--- Supplied data ---
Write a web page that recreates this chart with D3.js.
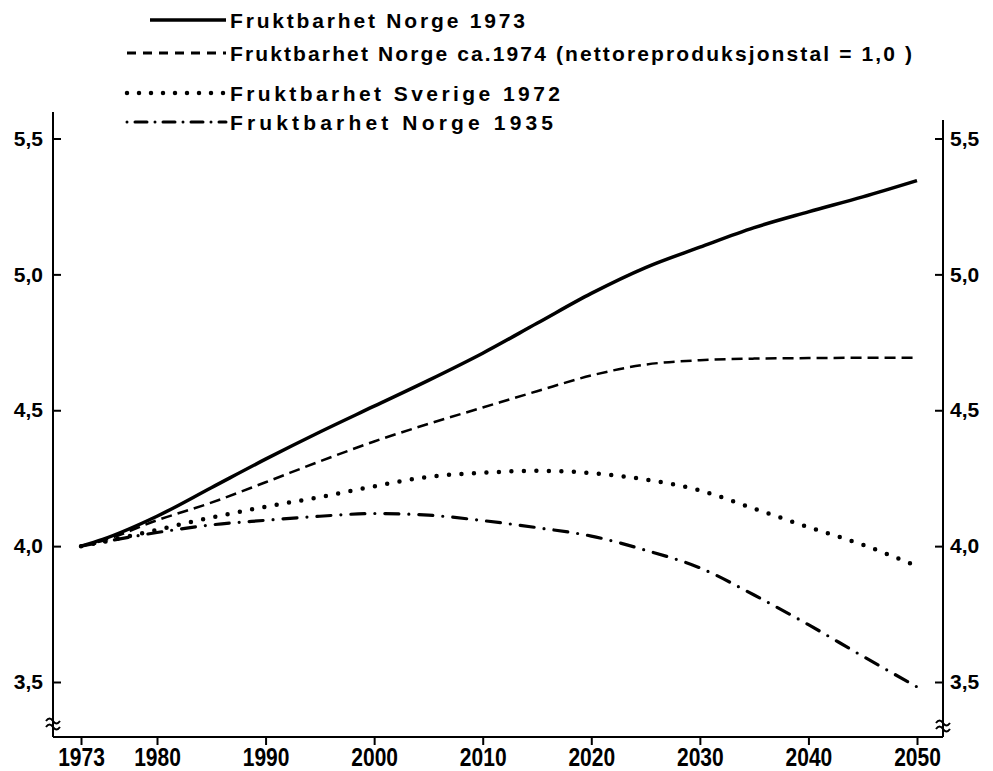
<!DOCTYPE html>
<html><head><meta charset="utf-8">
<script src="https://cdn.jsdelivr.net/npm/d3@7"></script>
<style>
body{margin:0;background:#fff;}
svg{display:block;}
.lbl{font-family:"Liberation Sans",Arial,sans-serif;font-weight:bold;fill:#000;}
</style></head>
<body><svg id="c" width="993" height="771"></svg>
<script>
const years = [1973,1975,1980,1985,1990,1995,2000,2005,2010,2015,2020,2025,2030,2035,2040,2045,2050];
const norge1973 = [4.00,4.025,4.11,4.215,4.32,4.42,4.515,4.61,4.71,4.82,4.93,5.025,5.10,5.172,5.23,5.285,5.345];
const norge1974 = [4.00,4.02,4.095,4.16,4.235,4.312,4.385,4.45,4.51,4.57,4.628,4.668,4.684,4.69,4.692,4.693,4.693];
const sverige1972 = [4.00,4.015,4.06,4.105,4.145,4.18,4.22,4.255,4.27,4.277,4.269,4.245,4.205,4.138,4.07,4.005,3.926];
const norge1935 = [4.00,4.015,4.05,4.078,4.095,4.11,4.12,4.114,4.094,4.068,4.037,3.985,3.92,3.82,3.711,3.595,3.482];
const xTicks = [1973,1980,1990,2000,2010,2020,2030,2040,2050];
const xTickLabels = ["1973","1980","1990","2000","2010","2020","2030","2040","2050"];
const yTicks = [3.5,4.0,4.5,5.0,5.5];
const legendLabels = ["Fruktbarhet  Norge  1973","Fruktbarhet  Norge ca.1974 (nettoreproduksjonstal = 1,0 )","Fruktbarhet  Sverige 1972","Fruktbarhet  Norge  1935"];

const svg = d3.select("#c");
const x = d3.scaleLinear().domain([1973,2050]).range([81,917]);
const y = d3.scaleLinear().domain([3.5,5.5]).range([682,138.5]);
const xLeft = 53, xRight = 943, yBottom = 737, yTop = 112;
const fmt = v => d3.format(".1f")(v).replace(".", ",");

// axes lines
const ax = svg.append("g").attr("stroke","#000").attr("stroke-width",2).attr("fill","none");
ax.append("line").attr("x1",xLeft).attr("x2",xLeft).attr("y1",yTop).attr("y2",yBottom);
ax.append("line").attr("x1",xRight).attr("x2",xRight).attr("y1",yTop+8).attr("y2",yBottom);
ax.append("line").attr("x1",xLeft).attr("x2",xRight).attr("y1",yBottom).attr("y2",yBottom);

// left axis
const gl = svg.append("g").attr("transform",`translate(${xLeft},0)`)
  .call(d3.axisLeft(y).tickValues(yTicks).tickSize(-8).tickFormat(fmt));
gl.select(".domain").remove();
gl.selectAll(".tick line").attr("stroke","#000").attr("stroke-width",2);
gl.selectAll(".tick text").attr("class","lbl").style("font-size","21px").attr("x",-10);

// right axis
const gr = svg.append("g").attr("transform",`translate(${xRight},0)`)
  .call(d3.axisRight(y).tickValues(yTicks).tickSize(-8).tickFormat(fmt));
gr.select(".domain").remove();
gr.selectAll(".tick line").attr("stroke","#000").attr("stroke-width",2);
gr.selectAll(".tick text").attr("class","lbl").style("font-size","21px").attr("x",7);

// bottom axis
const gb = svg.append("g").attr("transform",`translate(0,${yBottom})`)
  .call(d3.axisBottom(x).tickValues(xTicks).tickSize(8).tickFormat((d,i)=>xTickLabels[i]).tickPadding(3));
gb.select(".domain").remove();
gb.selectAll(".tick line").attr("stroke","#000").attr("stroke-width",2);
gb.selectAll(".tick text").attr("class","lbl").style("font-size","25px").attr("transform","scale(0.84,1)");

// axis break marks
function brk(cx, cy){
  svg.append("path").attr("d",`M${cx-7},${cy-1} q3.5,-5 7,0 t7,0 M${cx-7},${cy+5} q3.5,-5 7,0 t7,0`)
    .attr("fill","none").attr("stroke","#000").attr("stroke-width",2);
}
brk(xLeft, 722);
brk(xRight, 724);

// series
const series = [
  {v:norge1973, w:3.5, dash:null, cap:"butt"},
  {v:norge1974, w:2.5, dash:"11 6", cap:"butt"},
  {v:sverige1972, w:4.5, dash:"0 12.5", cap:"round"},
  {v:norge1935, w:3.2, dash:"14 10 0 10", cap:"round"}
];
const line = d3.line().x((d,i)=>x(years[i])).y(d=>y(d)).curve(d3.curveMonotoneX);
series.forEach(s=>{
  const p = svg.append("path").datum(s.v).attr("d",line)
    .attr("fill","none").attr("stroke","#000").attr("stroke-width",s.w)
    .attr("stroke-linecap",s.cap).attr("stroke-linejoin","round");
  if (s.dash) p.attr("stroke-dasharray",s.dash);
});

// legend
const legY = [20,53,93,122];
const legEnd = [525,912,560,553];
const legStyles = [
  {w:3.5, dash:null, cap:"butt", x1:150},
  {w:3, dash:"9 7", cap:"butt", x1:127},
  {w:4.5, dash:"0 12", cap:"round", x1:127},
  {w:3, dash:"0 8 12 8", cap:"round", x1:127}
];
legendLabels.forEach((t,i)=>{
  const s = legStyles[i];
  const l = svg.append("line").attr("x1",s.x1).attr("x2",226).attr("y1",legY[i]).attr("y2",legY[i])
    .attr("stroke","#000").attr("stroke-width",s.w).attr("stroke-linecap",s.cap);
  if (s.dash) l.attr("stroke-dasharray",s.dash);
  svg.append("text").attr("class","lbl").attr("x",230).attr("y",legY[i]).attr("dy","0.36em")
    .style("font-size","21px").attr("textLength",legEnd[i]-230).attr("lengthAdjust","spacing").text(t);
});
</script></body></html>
---
Written request:
Exclude every picture and copy the remaining data exactly.

Response to this task:
Write a web page that recreates this chart with D3.js.
<!DOCTYPE html>
<html><head><meta charset="utf-8">
<script src="https://cdn.jsdelivr.net/npm/d3@7"></script>
<style>
body{margin:0;background:#fff;}
svg{display:block;}
.lbl{font-family:"Liberation Sans",Arial,sans-serif;font-weight:bold;fill:#000;}
</style></head>
<body><svg id="c" width="993" height="771"></svg>
<script>
const years = [1973,1975,1980,1985,1990,1995,2000,2005,2010,2015,2020,2025,2030,2035,2040,2045,2050];
const norge1973 = [4.00,4.025,4.11,4.215,4.32,4.42,4.515,4.61,4.71,4.82,4.93,5.025,5.10,5.172,5.23,5.285,5.345];
const norge1974 = [4.00,4.02,4.095,4.16,4.235,4.312,4.385,4.45,4.51,4.57,4.628,4.668,4.684,4.69,4.692,4.693,4.693];
const sverige1972 = [4.00,4.015,4.06,4.105,4.145,4.18,4.22,4.255,4.27,4.277,4.269,4.245,4.205,4.138,4.07,4.005,3.926];
const norge1935 = [4.00,4.015,4.05,4.078,4.095,4.11,4.12,4.114,4.094,4.068,4.037,3.985,3.92,3.82,3.711,3.595,3.482];
const xTicks = [1973,1980,1990,2000,2010,2020,2030,2040,2050];
const xTickLabels = ["1973","1980","1990","2000","2010","2020","2030","2040","2050"];
const yTicks = [3.5,4.0,4.5,5.0,5.5];
const legendLabels = ["Fruktbarhet  Norge  1973","Fruktbarhet  Norge ca.1974 (nettoreproduksjonstal = 1,0 )","Fruktbarhet  Sverige 1972","Fruktbarhet  Norge  1935"];

const svg = d3.select("#c");
const x = d3.scaleLinear().domain([1973,2050]).range([81,917]);
const y = d3.scaleLinear().domain([3.5,5.5]).range([682,138.5]);
const xLeft = 53, xRight = 943, yBottom = 737, yTop = 112;
const fmt = v => d3.format(".1f")(v).replace(".", ",");

// axes lines
const ax = svg.append("g").attr("stroke","#000").attr("stroke-width",2).attr("fill","none");
ax.append("line").attr("x1",xLeft).attr("x2",xLeft).attr("y1",yTop).attr("y2",yBottom);
ax.append("line").attr("x1",xRight).attr("x2",xRight).attr("y1",yTop+8).attr("y2",yBottom);
ax.append("line").attr("x1",xLeft).attr("x2",xRight).attr("y1",yBottom).attr("y2",yBottom);

// left axis
const gl = svg.append("g").attr("transform",`translate(${xLeft},0)`)
  .call(d3.axisLeft(y).tickValues(yTicks).tickSize(-8).tickFormat(fmt));
gl.select(".domain").remove();
gl.selectAll(".tick line").attr("stroke","#000").attr("stroke-width",2);
gl.selectAll(".tick text").attr("class","lbl").style("font-size","21px").attr("x",-10);

// right axis
const gr = svg.append("g").attr("transform",`translate(${xRight},0)`)
  .call(d3.axisRight(y).tickValues(yTicks).tickSize(-8).tickFormat(fmt));
gr.select(".domain").remove();
gr.selectAll(".tick line").attr("stroke","#000").attr("stroke-width",2);
gr.selectAll(".tick text").attr("class","lbl").style("font-size","21px").attr("x",7);

// bottom axis
const gb = svg.append("g").attr("transform",`translate(0,${yBottom})`)
  .call(d3.axisBottom(x).tickValues(xTicks).tickSize(8).tickFormat((d,i)=>xTickLabels[i]).tickPadding(3));
gb.select(".domain").remove();
gb.selectAll(".tick line").attr("stroke","#000").attr("stroke-width",2);
gb.selectAll(".tick text").attr("class","lbl").style("font-size","25px").attr("transform","scale(0.84,1)");

// axis break marks
function brk(cx, cy){
  svg.append("path").attr("d",`M${cx-7},${cy-1} q3.5,-5 7,0 t7,0 M${cx-7},${cy+5} q3.5,-5 7,0 t7,0`)
    .attr("fill","none").attr("stroke","#000").attr("stroke-width",2);
}
brk(xLeft, 722);
brk(xRight, 724);

// series
const series = [
  {v:norge1973, w:3.5, dash:null, cap:"butt"},
  {v:norge1974, w:2.5, dash:"11 6", cap:"butt"},
  {v:sverige1972, w:4.5, dash:"0 12.5", cap:"round"},
  {v:norge1935, w:3.2, dash:"14 10 0 10", cap:"round"}
];
const line = d3.line().x((d,i)=>x(years[i])).y(d=>y(d)).curve(d3.curveMonotoneX);
series.forEach(s=>{
  const p = svg.append("path").datum(s.v).attr("d",line)
    .attr("fill","none").attr("stroke","#000").attr("stroke-width",s.w)
    .attr("stroke-linecap",s.cap).attr("stroke-linejoin","round");
  if (s.dash) p.attr("stroke-dasharray",s.dash);
});

// legend
const legY = [20,53,93,122];
const legEnd = [525,912,560,553];
const legStyles = [
  {w:3.5, dash:null, cap:"butt", x1:150},
  {w:3, dash:"9 7", cap:"butt", x1:127},
  {w:4.5, dash:"0 12", cap:"round", x1:127},
  {w:3, dash:"0 8 12 8", cap:"round", x1:127}
];
legendLabels.forEach((t,i)=>{
  const s = legStyles[i];
  const l = svg.append("line").attr("x1",s.x1).attr("x2",226).attr("y1",legY[i]).attr("y2",legY[i])
    .attr("stroke","#000").attr("stroke-width",s.w).attr("stroke-linecap",s.cap);
  if (s.dash) l.attr("stroke-dasharray",s.dash);
  svg.append("text").attr("class","lbl").attr("x",230).attr("y",legY[i]).attr("dy","0.36em")
    .style("font-size","21px").attr("textLength",legEnd[i]-230).attr("lengthAdjust","spacing").text(t);
});
</script></body></html>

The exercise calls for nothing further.